Samuel Martins Torres Santiago Mira, de nome artistico “Sam The Kid” (aka STK), é um poeta, rapper, músico e produtor, nascido em Marvila, mais propriamente em Chelas, a 17 de julho de 1979.

Foi depois de ter ouvido “93 Til Infinity” (1993) dos Souls of Mischief, que Samuel começou a desenhar o seu futuro na música a lápis mais carregado, sendo que já tinha contato com a cultura hip-hop através do breakdance.

Nos finais de 1995 iniciou-se com o seu primeiro grupo Official Nasty, juntamente com 2 Much, Sheriff e Daddy-O-Pop.

Em 1999, Sam The Kid lança-se no panorama musical com o álbum de estreia Entre(tanto), considerado por muitos um grande avanço no hip-hop nacional que na altura tentava ganhar o seu próprio espaço.

Sobre(tudo) foi o sucessor, lançado em 2001, com colaborações de artistas como Regula, NBC, e GQ Barbosa. O primeiro single a ser lançado deste álbum, “Não Percebes”, tornando-se mais tarde um dos temas mais populares do artista.

Em finais de 2002, surge o primeiro álbum de instrumentais de STK, chamado Beats vol.1: Amor, inspirado pelo amor dos seus pais.

Pratica(mente) surge em 2006 como o terceiro álbum de originais do artista, ficando como um grande marco do hip-hop nacional.

Durante os anos, após participações em diversos temas e álbuns de alguns artistas, lançamentos de projetos em nome do grupo Orelha Negra, reedições dos álbuns Sobre(tudo) e Pratica(mente), e uma trilha sonora de um filme.

Em 2018, chega até nós o projeto Mechelas, uma compilações de faixas produzidas por Sam The Kid, lançadas ao longo dos anos de 2016, 2017 e 2018 e repleto de colaborações de nomes bastante conhecidos no panorama musical nacional, como Bispo, Blasph, Bob Da Rage Sense, Boss AC, Ferry, GROGNation, Phoenix RDC, entre outros, contando sempre com produção de Sam The Kid.
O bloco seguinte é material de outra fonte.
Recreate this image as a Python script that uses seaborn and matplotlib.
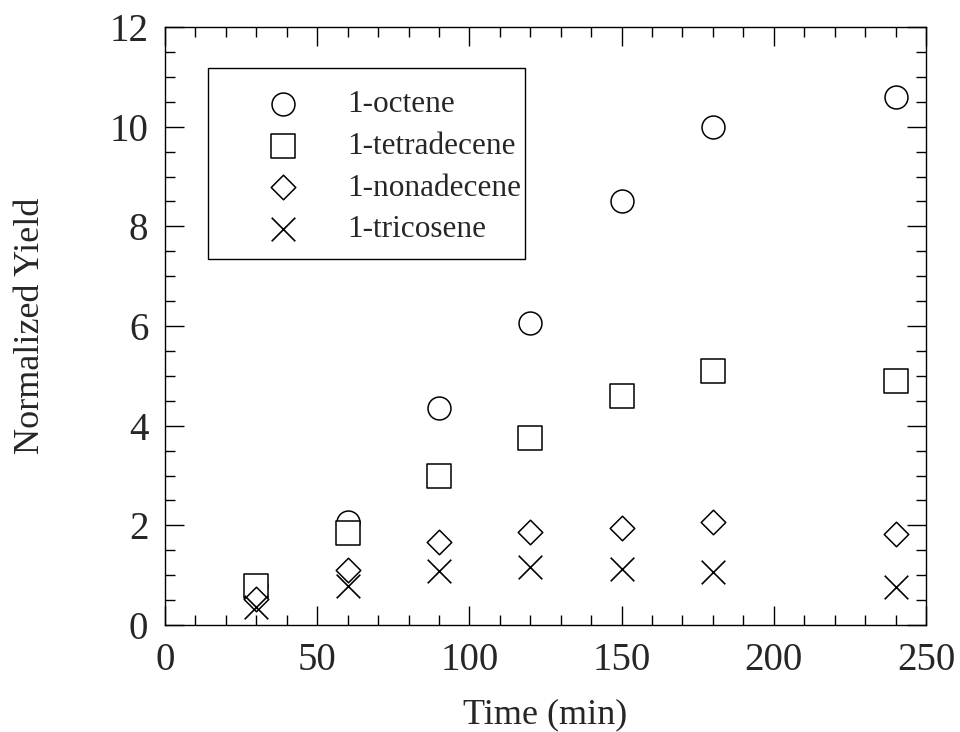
import matplotlib
matplotlib.use("Agg")
import matplotlib.pyplot as plt
from matplotlib.patches import Rectangle
import seaborn as sns
from matplotlib.ticker import MultipleLocator

# Reaction time (min) and normalized yields of each alpha-olefin
time_min = [30, 60, 90, 120, 150, 180, 240]
octene = [0.78, 2.06, 4.35, 6.07, 8.50, 10.0, 10.6]
tetradecene = [0.78, 1.85, 3.00, 3.75, 4.60, 5.10, 4.90]
nonadecene = [0.52, 1.10, 1.67, 1.87, 1.95, 2.07, 1.83]
tricosene = [0.36, 0.78, 1.08, 1.16, 1.12, 1.06, 0.77]

series_names = ["1-octene", "1-tetradecene", "1-nonadecene", "1-tricosene"]
series_values = [octene, tetradecene, nonadecene, tricosene]
series_markers = ["o", "s", "D", "x"]
series_sizes = [16.5, 17, 12.5, 17]

sns.set_theme(style="ticks")
plt.rcParams["font.family"] = ["Liberation Serif", "DejaVu Serif"]

fig = plt.figure(figsize=(9.6, 7.32), dpi=100)
ax = fig.add_axes([165 / 960, 1 - 625 / 732, 761 / 960, 598 / 732])

for name, vals, mk, ms in zip(series_names, series_values, series_markers, series_sizes):
    if mk == "x":
        sns.scatterplot(x=time_min, y=vals, marker=mk, s=ms ** 2, color="black",
                        linewidth=1.2, label=name, ax=ax, zorder=3)
    else:
        sns.scatterplot(x=time_min, y=vals, marker=mk, s=ms ** 2, facecolor="white",
                        edgecolor="black", linewidth=1.1, label=name, ax=ax, zorder=3)

ax.set_xlim(0, 250)
ax.set_ylim(0, 12)
ax.xaxis.set_major_locator(MultipleLocator(50))
ax.xaxis.set_minor_locator(MultipleLocator(10))
ax.yaxis.set_major_locator(MultipleLocator(2))
ax.yaxis.set_minor_locator(MultipleLocator(0.5))
ax.tick_params(which="both", direction="in", top=True, right=True,
               color="black", width=1.0)
ax.tick_params(which="major", length=14, labelsize=28, pad=12)
ax.tick_params(which="minor", length=7)
for sp in ax.spines.values():
    sp.set_color("black")
    sp.set_linewidth(1.0)

ax.set_xlabel("Time (min)", fontsize=26)
ax.set_ylabel("Normalized Yield", fontsize=26)
ax.xaxis.set_label_coords(0.5, (625 - 698) / 598)
ax.yaxis.set_label_coords((47 - 165) / 761, 0.5)

# Legend entries without their own frame; a plain box is drawn around them
leg = ax.legend(loc="upper left", bbox_to_anchor=((251.5 - 165) / 761, (625 - 90) / 598),
                borderaxespad=0, borderpad=0, fontsize=22.5, frameon=False,
                handlelength=2.0, handletextpad=1.08, labelspacing=0.41)
box = Rectangle(((208 - 165) / 761, (625 - 259) / 598), (525 - 208) / 761, (259 - 68) / 598,
                transform=ax.transAxes, facecolor="white", edgecolor="black",
                linewidth=1.0, zorder=4)
ax.add_patch(box)
leg.set_zorder(5)

fig.savefig("out.png", dpi=100)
O músico faz parte ainda da banda Orelha Negra desde 2010, onde toca MPC.
É considerado um dos rappers mais influentes do panorama nacional de hip-hop, tendo trabalhado em conjunto com vários músicos, mesmo a nível internacional. Em 2016, sensivelmente, iniciou o projeto TV Chelas, um canal de YouTube do artista, onde expõe vários arquivos, projetos inovadores e entrevistas exclusivas.